What is being asked |
Retype the whole listing, please, keeping every line exact and dropping the pictures.

Dataset content |

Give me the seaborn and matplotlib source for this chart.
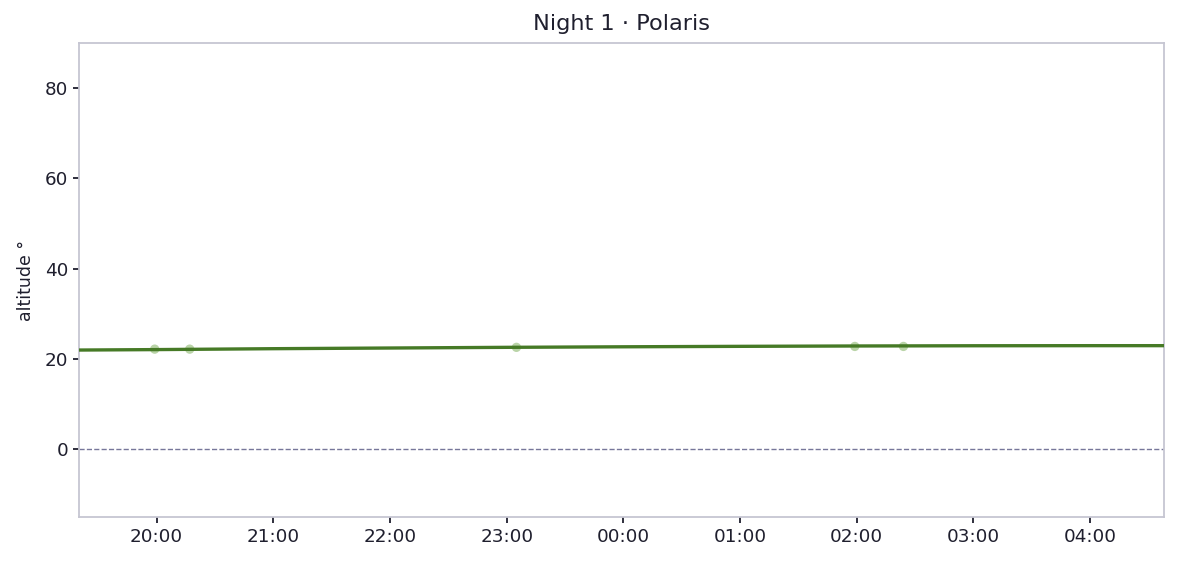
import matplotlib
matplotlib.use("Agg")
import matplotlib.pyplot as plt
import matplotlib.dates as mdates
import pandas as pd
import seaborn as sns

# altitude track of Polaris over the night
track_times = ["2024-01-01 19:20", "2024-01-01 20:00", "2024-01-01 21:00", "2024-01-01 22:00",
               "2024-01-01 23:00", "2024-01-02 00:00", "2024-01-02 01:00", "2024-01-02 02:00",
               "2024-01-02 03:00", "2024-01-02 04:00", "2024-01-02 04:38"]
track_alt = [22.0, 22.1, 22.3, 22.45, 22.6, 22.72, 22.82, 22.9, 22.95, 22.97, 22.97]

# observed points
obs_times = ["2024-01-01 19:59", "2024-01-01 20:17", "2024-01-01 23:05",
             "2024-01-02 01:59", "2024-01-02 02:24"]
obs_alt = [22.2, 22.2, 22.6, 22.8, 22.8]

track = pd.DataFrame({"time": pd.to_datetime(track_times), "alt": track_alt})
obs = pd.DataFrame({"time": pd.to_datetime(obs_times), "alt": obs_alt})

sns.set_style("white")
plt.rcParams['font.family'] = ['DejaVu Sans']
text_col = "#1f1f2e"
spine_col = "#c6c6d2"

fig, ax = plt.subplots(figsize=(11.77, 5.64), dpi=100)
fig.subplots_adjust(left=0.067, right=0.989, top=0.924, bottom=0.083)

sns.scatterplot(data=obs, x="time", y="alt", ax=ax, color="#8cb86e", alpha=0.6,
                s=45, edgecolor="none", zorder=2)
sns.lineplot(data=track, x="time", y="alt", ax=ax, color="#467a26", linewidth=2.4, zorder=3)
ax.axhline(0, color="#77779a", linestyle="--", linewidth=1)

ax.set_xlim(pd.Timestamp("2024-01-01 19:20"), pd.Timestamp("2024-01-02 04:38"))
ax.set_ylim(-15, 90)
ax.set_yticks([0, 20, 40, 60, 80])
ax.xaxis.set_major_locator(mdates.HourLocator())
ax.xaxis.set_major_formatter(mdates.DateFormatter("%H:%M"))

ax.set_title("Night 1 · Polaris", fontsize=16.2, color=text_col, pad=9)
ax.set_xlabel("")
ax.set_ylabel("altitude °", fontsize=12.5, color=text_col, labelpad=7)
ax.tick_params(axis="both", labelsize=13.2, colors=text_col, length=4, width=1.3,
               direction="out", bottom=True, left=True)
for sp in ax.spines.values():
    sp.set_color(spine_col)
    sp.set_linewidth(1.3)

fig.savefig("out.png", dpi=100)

In response |
Give me the seaborn and matplotlib source for this chart.
import matplotlib
matplotlib.use("Agg")
import matplotlib.pyplot as plt
import matplotlib.dates as mdates
import pandas as pd
import seaborn as sns

# altitude track of Polaris over the night
track_times = ["2024-01-01 19:20", "2024-01-01 20:00", "2024-01-01 21:00", "2024-01-01 22:00",
               "2024-01-01 23:00", "2024-01-02 00:00", "2024-01-02 01:00", "2024-01-02 02:00",
               "2024-01-02 03:00", "2024-01-02 04:00", "2024-01-02 04:38"]
track_alt = [22.0, 22.1, 22.3, 22.45, 22.6, 22.72, 22.82, 22.9, 22.95, 22.97, 22.97]

# observed points
obs_times = ["2024-01-01 19:59", "2024-01-01 20:17", "2024-01-01 23:05",
             "2024-01-02 01:59", "2024-01-02 02:24"]
obs_alt = [22.2, 22.2, 22.6, 22.8, 22.8]

track = pd.DataFrame({"time": pd.to_datetime(track_times), "alt": track_alt})
obs = pd.DataFrame({"time": pd.to_datetime(obs_times), "alt": obs_alt})

sns.set_style("white")
plt.rcParams['font.family'] = ['DejaVu Sans']
text_col = "#1f1f2e"
spine_col = "#c6c6d2"

fig, ax = plt.subplots(figsize=(11.77, 5.64), dpi=100)
fig.subplots_adjust(left=0.067, right=0.989, top=0.924, bottom=0.083)

sns.scatterplot(data=obs, x="time", y="alt", ax=ax, color="#8cb86e", alpha=0.6,
                s=45, edgecolor="none", zorder=2)
sns.lineplot(data=track, x="time", y="alt", ax=ax, color="#467a26", linewidth=2.4, zorder=3)
ax.axhline(0, color="#77779a", linestyle="--", linewidth=1)

ax.set_xlim(pd.Timestamp("2024-01-01 19:20"), pd.Timestamp("2024-01-02 04:38"))
ax.set_ylim(-15, 90)
ax.set_yticks([0, 20, 40, 60, 80])
ax.xaxis.set_major_locator(mdates.HourLocator())
ax.xaxis.set_major_formatter(mdates.DateFormatter("%H:%M"))

ax.set_title("Night 1 · Polaris", fontsize=16.2, color=text_col, pad=9)
ax.set_xlabel("")
ax.set_ylabel("altitude °", fontsize=12.5, color=text_col, labelpad=7)
ax.tick_params(axis="both", labelsize=13.2, colors=text_col, length=4, width=1.3,
               direction="out", bottom=True, left=True)
for sp in ax.spines.values():
    sp.set_color(spine_col)
    sp.set_linewidth(1.3)

fig.savefig("out.png", dpi=100)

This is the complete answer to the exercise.